COMP 317: Semantics of Programming Languages

1. Extend the syntax and semantics of the programming language with for-loops.
    
2. Some languages (such as the OO language Eiffel) have "assertions": these are commands that assert that some condition holds. If the condition does hold, then the assertion has no effect, and computation proceeds to the next following command; if the condition does not hold, then the program crashes (and for the sake of this exercise, this can be considered to have the same effect as a non-terminating loop). The conditions that are asserted are just Boolean expressions (<BooleanExpression>s), and an assertion could be written as: assert T for some Boolean expression T. Add assertions to our language by specifying their syntax in BNF, and by giving them a denotational semantics.
    
3. We want to extend the language with "case conditionals" of the form

         case E of
           N1 : P1 ;;
           N2 : P2 ;;
             ...   ;;
           Nm : Pm
         endcase
   

   where E is an expression, each Ni is an integer, and each Pi is a program. This program is executed by first evaluating the expression E to obtain an integer N; if the first occurrence of N in the list N1, ..., Nm is Ni (we allow that the list N1, ..., Nm may contain duplicates), then program Pi is executed; if N doesn't occur in the list N1, ..., Nm then the program immediately terminates (i.e., is equivalent to skip).
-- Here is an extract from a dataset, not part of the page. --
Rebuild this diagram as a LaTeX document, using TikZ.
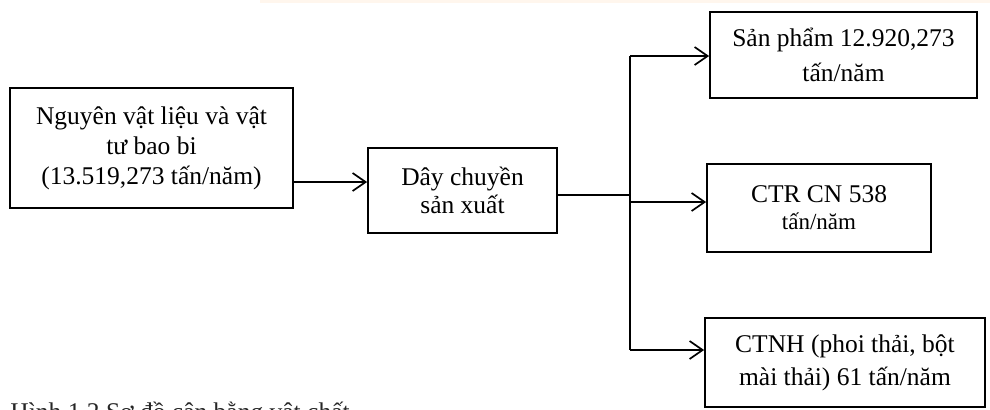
\documentclass[tikz,border=0pt]{standalone}
\usepackage{fontspec}
\setmainfont{Liberation Serif}
\usetikzlibrary{arrows.meta}
\begin{document}
\begin{tikzpicture}[x=0.5pt,y=-0.5pt,
  box/.style={draw, line width=0.9pt, align=center, inner sep=0pt,
    font=\fontsize{12.75pt}{15pt}\selectfont},
  flow/.style={line width=0.85pt,
    -{Straight Barb[length=6.5pt,width=9pt,line width=0.85pt]}},
  link/.style={line width=0.85pt}]
\useasboundingbox (0,0) rectangle (990,409);
\clip (0,0) rectangle (990,409);
\fill[orange!7] (260,0) rectangle (990,3);

% boxes
\node[box, minimum width=141.5pt, minimum height=60pt] (b1) at (151.5,148)
  {Nguyên vật liệu và vật\\tư bao bi\\(13.519,273 tấn/năm)};
\node[box, minimum width=94.5pt, minimum height=42.5pt,
  font=\fontsize{12.75pt}{14pt}\selectfont] (b2) at (462.5,190.5)
  {Dây chuyền\\sản xuất};
\node[box, minimum width=133.5pt, minimum height=43pt,
  font=\fontsize{12.75pt}{17.5pt}\selectfont] (b3) at (843.5,55)
  {Sản phẩm 12.920,273\\tấn/năm};
\node[box, minimum width=112pt, minimum height=44pt,
  font=\fontsize{12.75pt}{13.5pt}\selectfont] (b4) at (819,208)
  {CTR CN 538\\{\fontsize{11.5pt}{13.5pt}\selectfont tấn/năm}};
\node[box, minimum width=140pt, minimum height=44.5pt,
  font=\fontsize{12.75pt}{16.5pt}\selectfont] (b5) at (845,362.5)
  {CTNH (phoi thải, bột\\mài thải) 61 tấn/năm};

% junction points of the branching line
\coordinate (a)  at (0,182);
\coordinate (j)  at (630,195);
\coordinate (jt) at (630,56);
\coordinate (jm) at (630,202);
\coordinate (jb) at (630,350);

% connectors
\draw[flow] (b1.east |- a) -- (b2.west |- a);
\draw[link] (b2.east |- j) -- (j);
\draw[link] (jt) -- (jb);
\draw[flow] (jt) -- (b3.west |- jt);
\draw[flow] (jm) -- (b4.west |- jm);
\draw[flow] (jb) -- (b5.west |- jb);

% caption, cut by the lower edge
\node[anchor=base west, inner sep=0pt, text=black!85,
  font=\fontsize{12.75pt}{15pt}\selectfont] (cap) at (10,420)
  {Hình 1.2 Sơ đồ cân bằng vật chất};
\end{tikzpicture}
\end{document}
For example, the program

         case  'x + 1  of
           0 : 'z := 5 ;;
           3 : 'z := 6 ;;
           4 : 'y := 0
         endcase
   

   will set 'z to 5 if 'x has the value -1; it will set 'z to 6 if 'x has the value 2; it will set 'y to 0 if 'x has the value 3; and it will have no effect if 'x has any other value.
   1. Give a BNF definition of a syntactic category <CaseList> for the list of cases, where the list either consists of a single case, of the form N : P, with N an integer and P a program, or is of the form N : P ;; CL, where CL is a CaseList. For example,

            0 : 'z := 5  ;;  3 : 'z := 6  ;;  4 : 'y := 0
      

      is a <CaseList>.
   2. Extend the BNF syntax of the programming language with a clause stating that Programs (<Pgm>) may also consist of case conditionals of the form

            case E of CL endcase
      

      where E is an expression and CL a CaseList.
   3. Define a semantic function for CaseLists

              [[ CL ]] : Int State -> State
      

      such that for a CaseList CL, integer N and State S, [[ CL ]](N,S) gives the State that results from choosing the first program in CL with label N and running it in state S. For example, it should follow from your definition that

              [[ 0 : 'z := 5 ;;  3 : 'z := 6 ;;  4 : 'y := 0 ]](3, S)
      

      will return the state that results from running the program 'z := 6 in the State S.
   4. Extend the program-denotational semantics to give a semantics for case conditionals; i.e., define

               [[ case E of CL endcase ]]
      

      where E is an expression and CL a CaseList.
   5. Use your answers to calculate the semantics of the following program:

            'x := 2 ;
            case  'x + 1  of
              0 : 'z := 5 ;;
              3 : 'z := 6 ;;
              4 : 'y := 0
            endcase